In November, Why Should I Care was happy to have a large panel to discuss the sharing economy, the role of government and what can be done for the future.
The varied panel included Noah Zon from the Mowat Centre, Liam McGuinty from the Ontario Chamber of Commerce and Ashley Csanady and Hamid Akbari, CEO of BlancRide.
Noah began the event by giving a general definition of sharing economy. The sharing economy can be either the sharing of assets for a short-term basis or the idea of “product-as-a-service”. Both definitions include a strong tech component and both offer opportunities and challenges.
Noah state the with the sharing economy, the role of public policy to maximize opportunities and minimize challenges. This is difficult for a variety of reasons, including government involvement and regulation, the blurring of the line between what is personal and what is commercial and the blurring of the line of where government should get involved. As this line blurs, governments need to to rethink current rules and regulations. They must balance various aspects, including competition and a level playing field along with consumer protection (ie. vulnerable groups, people with disabilities) and the labour market and labour rules. All these factors must be balanced with the opportunity for innovation.
As noted, government moves slow for institutional reasons (need to evaluate, committee hearings, public consultations etc. these things take time). Noah also astutely noted that our currently political culture that punishes the government for getting things wrong rather than rewarding them for getting things right in regards innovation. As such, it is imperative that governments figure out how to get this right.
Ashely added some interesting points, and also brought in the political context. She discussed Tim Hudak’s Private Members’ Bill to regulate the sharing economy (including ride sharing, home sharing and parking sharing). She noted that the Liberal Cabinet did in fact vote for this bill, which shows their commitment and interest in the sharing economy.
She also noted that the rise of the sharing economy is also being seen as a rejection of the law, and as such, politicians needs to keep pace with the times. This is happening in other Canadian jurisdictions, as Quebec is looking to regulate Uber.
Liam discussed the sharing economy from the point of businesses. The Ontario Chamber of Commerce currently represents 60,000 businesses, only 2 are members of sharing economy. However, he notes that this industry is worth $15 billion. As such, they are asking their members what share of the sharing economy do their members want to capture.
He noted that 70% of Ontarians polled think the sharing economy is a good idea and this is changing of perception of how government should approach this. As such, this means that regulation must be smart and adaptable.
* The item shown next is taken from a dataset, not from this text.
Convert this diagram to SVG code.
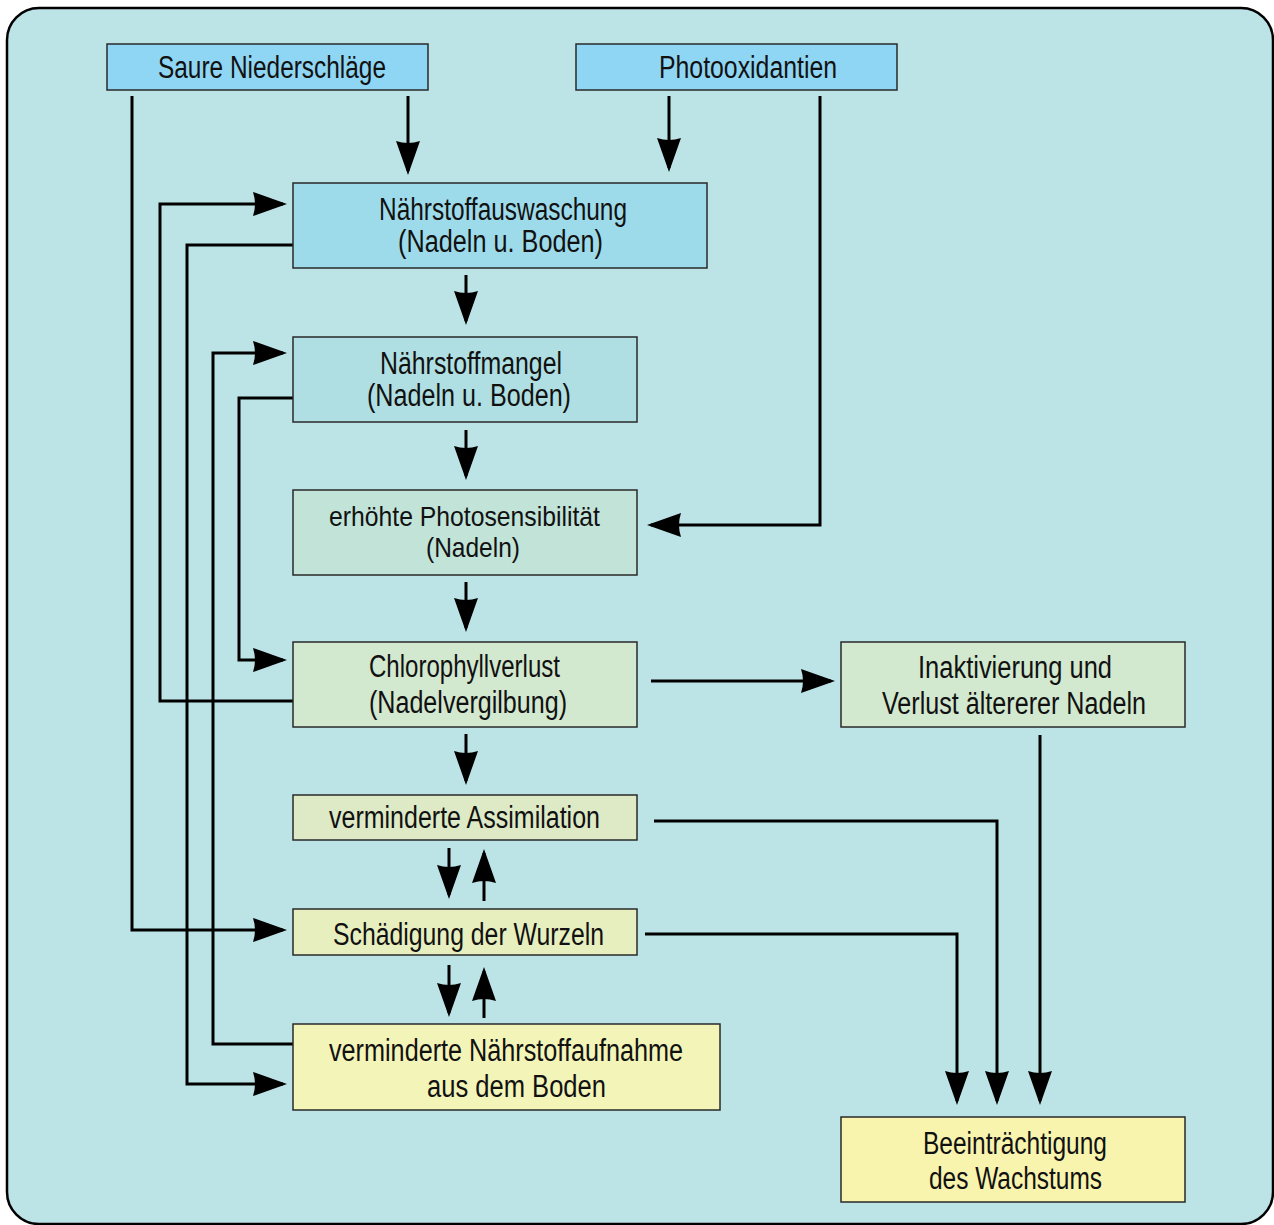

However, it was also mentioned that there are still aspects of the sharing economy that have yet to be fully addressed. For instance, there is the growth of contract/temporary work. Therefore, what role is the sharing economy playing into this. For instance, what are the implications of this from a social safety net? insurance, benefits, healthcare. Will the sharing economy be contributing to this? Or are they supplementing this? Liam was insistent that all these unknowns illustrate the strong need for Canadian data and data can lead to regulation.
As the CEO of Blancride, a ride-sharing service, Hamid offered the unique perspective of someone who works in the sharing economy. He agreed with what all the speakers said and added that the government needs to work to anticipate progress and that guidelines and regs needs to be scalable, adaptable and open to all people to enter the market.
The audience was clearly engaged, and questions ranged from how do we ensure that the sharing economy does not amplify existing issues like discrimination: its about promoting inclusion and additional discussion about what role does the regulatory regime play.
The questions also touched on lead jurisdictions (Munich has very clear regulations, the UK looks at regulation in a much broader sense and some US states, such as Portland and Oregon have users sign waivers. One question even touched on the unique and “broken”, as one speaker put it, taxi licensing system that the city currently uses.
From the breadth of questions and discussions, it is clear that citizens are very engaged in the sharing economy, and clearly it is not going anywhere. A special thank you to Noah, Ashley, Liam and Hamid for your insights and expertise.